U.S. Treasury seven-year notes have become less coveted in the short-term market for borrowing and lending debt as the government tries to find out why the securities were in such short supply last week.
The Treasury Department yesterday asked for information about positions in 1.25 percent notes of January 2019, with a threshold of $2 billion as of the close of business on Feb. 21. That security, the so-called on-the-run or most actively traded seven-year note last week, came into such short supply in the repurchase agreement market that investors paid interest on cash lent to borrow the debt, resulting in a negative repurchase agreement rate. The Treasury sold $29 billion in new seven-year notes on Feb. 23.

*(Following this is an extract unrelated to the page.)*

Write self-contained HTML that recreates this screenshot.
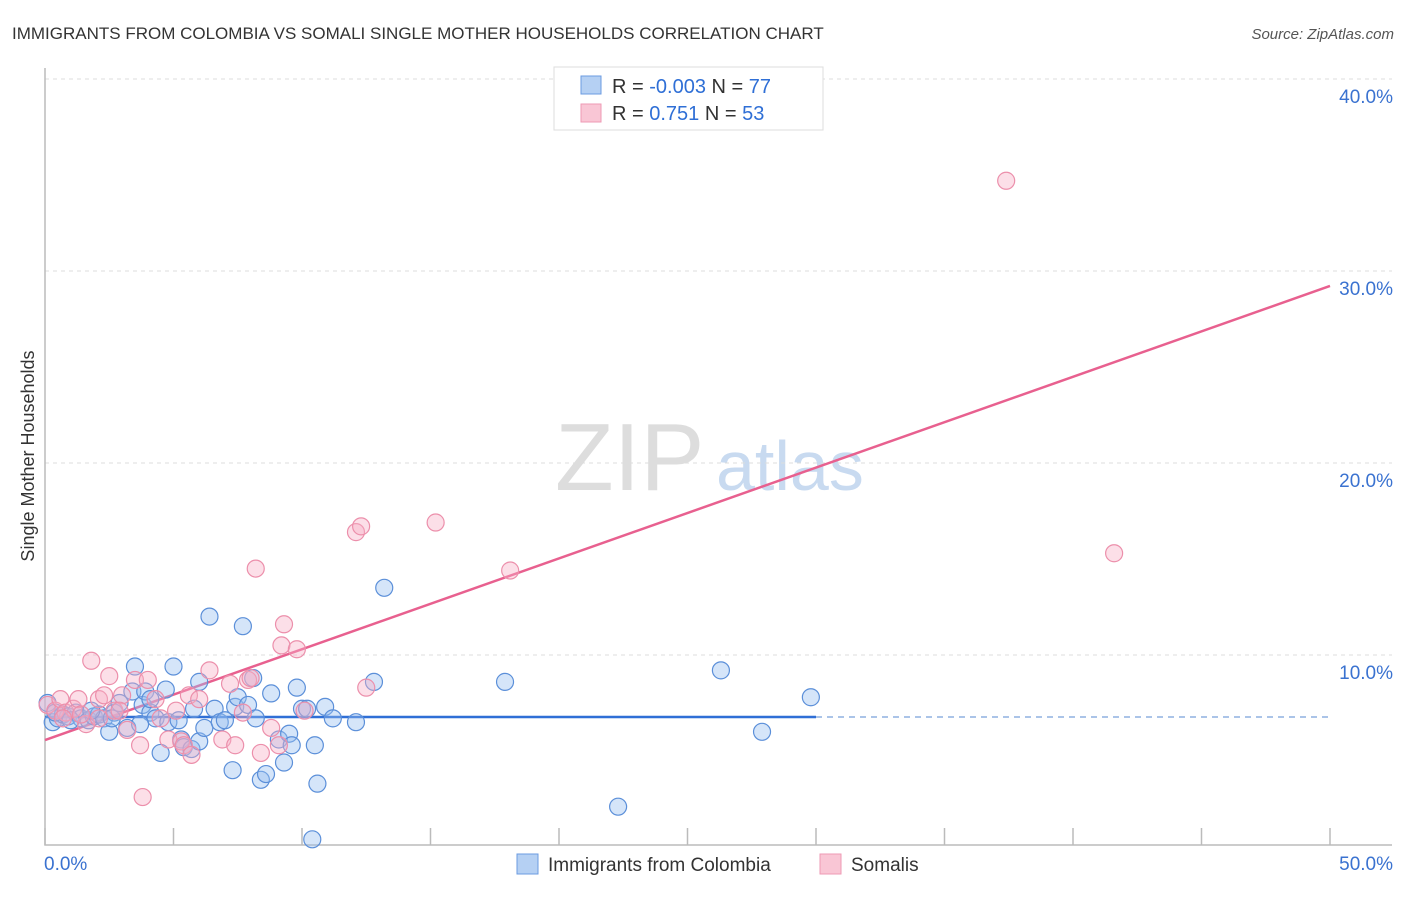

The Treasury requested that “entities with reportable positions in this note equal to or exceeding the $2 billion threshold must report these positions to the Federal Reserve Bank of New York” by March 2, according to a press release published yesterday.
The repurchase agreement, or repo, rate on the 1.25 Treasury note maturing in January 2019 fell to below minus 3 percent on Feb. 22. The rate closed at 0.05 percent on Feb. 24, the day after the Treasury sold the new debt.
The rate on the security closed today at 0.03 percent, according to data from ICAP Plc, the world’s largest inter-dealer broker. The overnight general collateral Treasury repurchase rate closed at 0.19 percent.
Repo rates have traded below zero frequently since May 2009 when a 3 percentage point penalty for failing to meet security delivery obligations was put in place. The fee, instituted at the time to reduce failed trades, means that at a repo rate below negative 3 percent it is more economical for a counterparty to fail to deliver than to obtain the needed security in the repo market.
There is no reason to believe that any improper behavior was involved in the dealing in that security last week, said a U.S. Treasury Department official who briefed reporters yesterday on condition of not being identified by name. Nevertheless, the official said, the Treasury is seeking to identify the “large-position holders” of the seven-year notes, hoping to determine that they were continuing to lend into the repo market during that period.
Traders often short, or sell securities they’ve borrowed in the repo market ahead of a Treasury sale of new debt of similar maturity, to profit if prices of the notes fall after the auction. Typically, lenders of cash receive interest on those loans, represented by a positive repurchase agreement, or repo, rate.
Securities dealers use repos to finance holdings and increase leverage. Securities that can be borrowed at interest rates close to the Federal Reserve’s target rate, which is in a range of zero to 0.25 percent, are called general collateral. Those in highest demand have lower rates and are called “special.”
Central banks and the Federal Reserve are exempt from these position requests.
The large-position reporting program was established in 1996 to guard against market manipulation. In December 2010, the Treasury announced a test of the program and called for reports from investors holding $2 billion or more of 3/4-percent Treasury notes maturing on Sept. 15, 2013.